Documenting and Educating Future Generations

Not long after the civil war broke out in Somalia, I began to see a great number of Somali people coming to Columbus, Ohio where I lived.  Columbus is a welcoming place, and at the time, jobs were available.  Still, the Somalis and the main stream communities did not immediately understand or adjust to each other.  As the numbers began to increase, I began to ask myself how I could help these people from my homeland.  I was not a doctor, a psychologist or a social worker; I was a photographer with a desire to help. 

As people from Somalia kept coming, I formed the Somali Documentary Project (2003).  The mission of SDP is to provide a documentary history of the worldwide Somali Diaspora, to educate the hosting community about Somali culture, and to advocate for the plight of refugees.

The Somali Documentary Project has been more successful than I ever could have imagined.  We have had shows at the Riffe Gallery in Columbus, OH, the Columbus Museum of Art in Columbus, OH, the Bates Art Museum in Lewiston, ME, the Plains Art Museum in Fargo, ND, the Wiseman Art Museum in Minneapolis, MN and the Open Society Institute in New York, NY. We have delivered essays in Mosques, Churches, and Universities in this country and around the world.  We have also published a book, and produced a video.  Hopefully, these shows and presentations have helped the Somali and mainstream communities come to understand each other, so that they could form respectful, working relationships.  The idea has never been that refugees should lose their heritage, but rather that Somalis and Americans can respect each other’s cultures and live together with common goals.

Perhaps more important than the presentations has been the help we have been able to offer people.  In 2007, we visited Malta as part of an effort to document the condition of East African refugees in Europe.  While there, we discovered that current refugees, who reach the border countries of Europe, are not granted asylum, but neither are they allowed to apply for asylum in other countries, because of the Dublin regulations.  As a result, people got stuck.  Refugees we met could not return to the country from which they fled violence, nor could they work in a country that would not grant them asylum.  After working with the American Embassy and the United Nations High Commissioner for Refugees, America granted asylum to over 200 refugees who had found themselves stuck in Malta.

Similarly, in 2007 we raised 25,000 dollars with which we were able to help furnish schools in Dadaab refugee camp in Kenya.  When the war broke out, Dadaab was designed to hold 90,000 people.  Dadaab is now home to half a million refugees, largely from Somalia.  This school that we helped furnish will at least allow young people to further their education while they wait to be resettled to a better life.

Finally, it is worth pointing out that the real heroes here are not the staff of the Somali Documentary Project but the people whose stories we tell.
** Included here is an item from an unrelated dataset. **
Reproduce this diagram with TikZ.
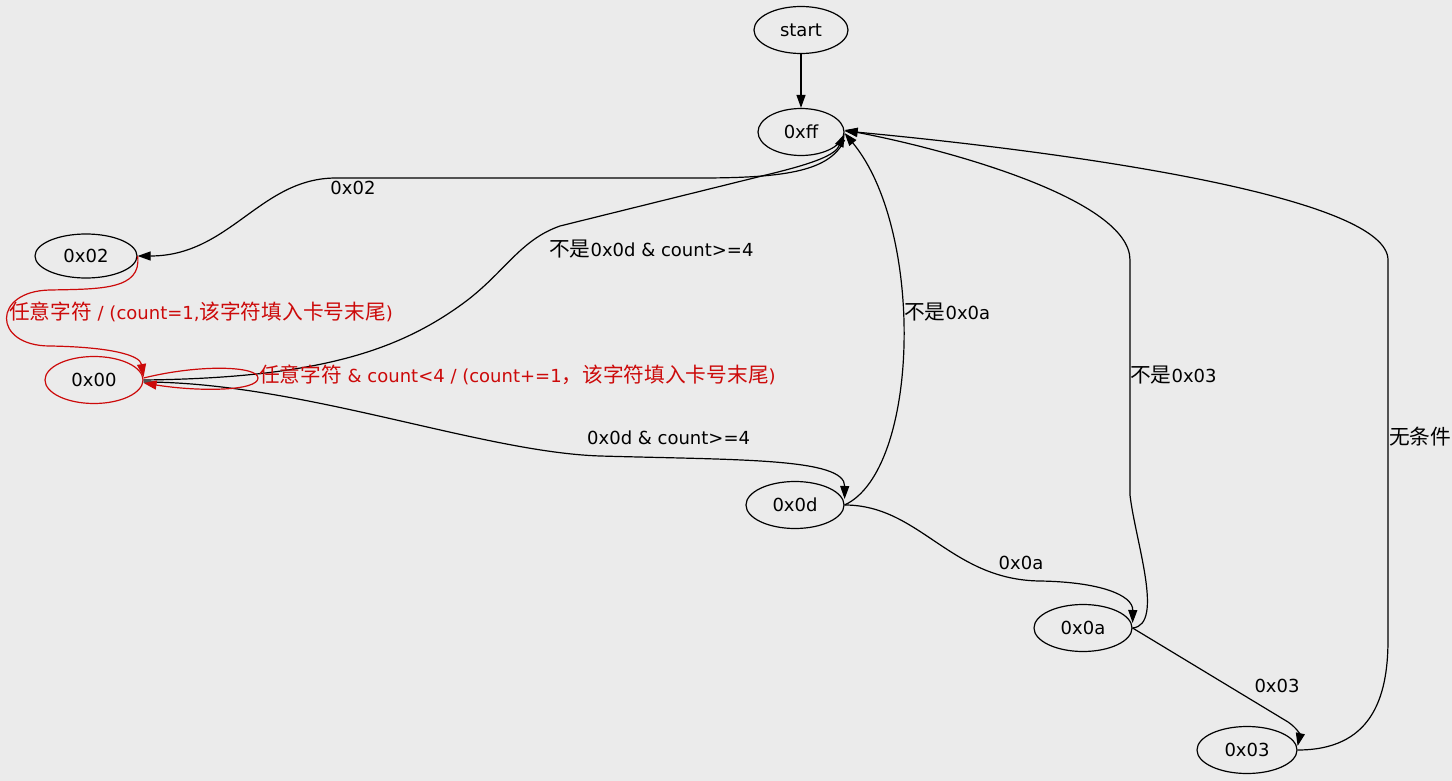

Stories of traveling through deserts and jungles, of getting separated from loved ones, of rescuing children from conditions more harsh than most of us can imagine.  By the time a refugee arrives in the United States, that person has demonstrated more courage, tenacity and raw intelligence than most of us will ever be called upon to exercise.  These people are true heroes and deserve the admiration of all of us.

Abdi Roble is the Founder and the Executive Director for the Somali Documentary Project, a nonprofit dedicated to archive the Somali Diaspora worldwide, educate the hosting communities and advocate for the plight of the refugees.